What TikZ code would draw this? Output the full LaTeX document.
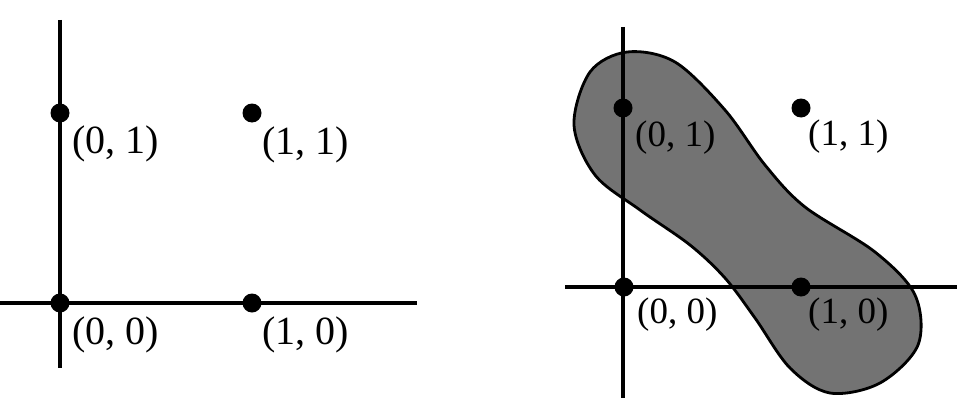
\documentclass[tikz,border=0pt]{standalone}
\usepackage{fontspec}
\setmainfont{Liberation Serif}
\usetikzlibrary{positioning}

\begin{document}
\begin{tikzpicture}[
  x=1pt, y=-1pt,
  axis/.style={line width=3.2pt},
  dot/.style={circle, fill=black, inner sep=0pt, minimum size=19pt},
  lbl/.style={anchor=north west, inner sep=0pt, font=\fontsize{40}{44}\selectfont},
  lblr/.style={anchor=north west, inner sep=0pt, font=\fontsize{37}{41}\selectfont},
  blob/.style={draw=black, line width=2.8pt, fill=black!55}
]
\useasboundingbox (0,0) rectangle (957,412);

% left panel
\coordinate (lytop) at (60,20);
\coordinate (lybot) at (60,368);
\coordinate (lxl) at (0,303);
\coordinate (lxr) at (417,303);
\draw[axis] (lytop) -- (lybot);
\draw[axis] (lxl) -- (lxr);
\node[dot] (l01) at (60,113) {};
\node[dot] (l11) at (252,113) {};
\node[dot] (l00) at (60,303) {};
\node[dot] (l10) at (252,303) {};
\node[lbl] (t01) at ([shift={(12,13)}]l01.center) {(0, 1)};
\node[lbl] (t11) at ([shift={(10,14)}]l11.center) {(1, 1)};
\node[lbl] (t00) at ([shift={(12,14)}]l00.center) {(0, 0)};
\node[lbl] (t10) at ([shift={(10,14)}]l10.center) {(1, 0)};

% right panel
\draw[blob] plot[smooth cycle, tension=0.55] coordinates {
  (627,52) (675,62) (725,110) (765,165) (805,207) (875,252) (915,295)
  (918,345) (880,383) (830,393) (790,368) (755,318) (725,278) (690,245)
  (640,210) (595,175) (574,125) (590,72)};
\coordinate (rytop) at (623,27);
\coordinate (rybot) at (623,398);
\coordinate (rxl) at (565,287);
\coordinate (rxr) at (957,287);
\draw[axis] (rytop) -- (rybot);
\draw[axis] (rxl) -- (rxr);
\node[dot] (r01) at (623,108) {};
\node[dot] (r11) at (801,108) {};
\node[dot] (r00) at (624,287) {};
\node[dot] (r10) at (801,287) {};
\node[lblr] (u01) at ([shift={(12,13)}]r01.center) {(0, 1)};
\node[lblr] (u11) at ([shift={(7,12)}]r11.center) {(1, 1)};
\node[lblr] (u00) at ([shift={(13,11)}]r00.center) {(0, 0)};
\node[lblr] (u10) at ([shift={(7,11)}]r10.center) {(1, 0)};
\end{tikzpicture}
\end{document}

—————

> **Challenge**
Quote the material in full and exactly; do not carry over its pictures.

> **Solution**
What TikZ code would draw this? Output the full LaTeX document.
\documentclass[tikz,border=0pt]{standalone}
\usepackage{fontspec}
\setmainfont{Liberation Serif}
\usetikzlibrary{positioning}

\begin{document}
\begin{tikzpicture}[
  x=1pt, y=-1pt,
  axis/.style={line width=3.2pt},
  dot/.style={circle, fill=black, inner sep=0pt, minimum size=19pt},
  lbl/.style={anchor=north west, inner sep=0pt, font=\fontsize{40}{44}\selectfont},
  lblr/.style={anchor=north west, inner sep=0pt, font=\fontsize{37}{41}\selectfont},
  blob/.style={draw=black, line width=2.8pt, fill=black!55}
]
\useasboundingbox (0,0) rectangle (957,412);

% left panel
\coordinate (lytop) at (60,20);
\coordinate (lybot) at (60,368);
\coordinate (lxl) at (0,303);
\coordinate (lxr) at (417,303);
\draw[axis] (lytop) -- (lybot);
\draw[axis] (lxl) -- (lxr);
\node[dot] (l01) at (60,113) {};
\node[dot] (l11) at (252,113) {};
\node[dot] (l00) at (60,303) {};
\node[dot] (l10) at (252,303) {};
\node[lbl] (t01) at ([shift={(12,13)}]l01.center) {(0, 1)};
\node[lbl] (t11) at ([shift={(10,14)}]l11.center) {(1, 1)};
\node[lbl] (t00) at ([shift={(12,14)}]l00.center) {(0, 0)};
\node[lbl] (t10) at ([shift={(10,14)}]l10.center) {(1, 0)};

% right panel
\draw[blob] plot[smooth cycle, tension=0.55] coordinates {
  (627,52) (675,62) (725,110) (765,165) (805,207) (875,252) (915,295)
  (918,345) (880,383) (830,393) (790,368) (755,318) (725,278) (690,245)
  (640,210) (595,175) (574,125) (590,72)};
\coordinate (rytop) at (623,27);
\coordinate (rybot) at (623,398);
\coordinate (rxl) at (565,287);
\coordinate (rxr) at (957,287);
\draw[axis] (rytop) -- (rybot);
\draw[axis] (rxl) -- (rxr);
\node[dot] (r01) at (623,108) {};
\node[dot] (r11) at (801,108) {};
\node[dot] (r00) at (624,287) {};
\node[dot] (r10) at (801,287) {};
\node[lblr] (u01) at ([shift={(12,13)}]r01.center) {(0, 1)};
\node[lblr] (u11) at ([shift={(7,12)}]r11.center) {(1, 1)};
\node[lblr] (u00) at ([shift={(13,11)}]r00.center) {(0, 0)};
\node[lblr] (u10) at ([shift={(7,11)}]r10.center) {(1, 0)};
\end{tikzpicture}
\end{document}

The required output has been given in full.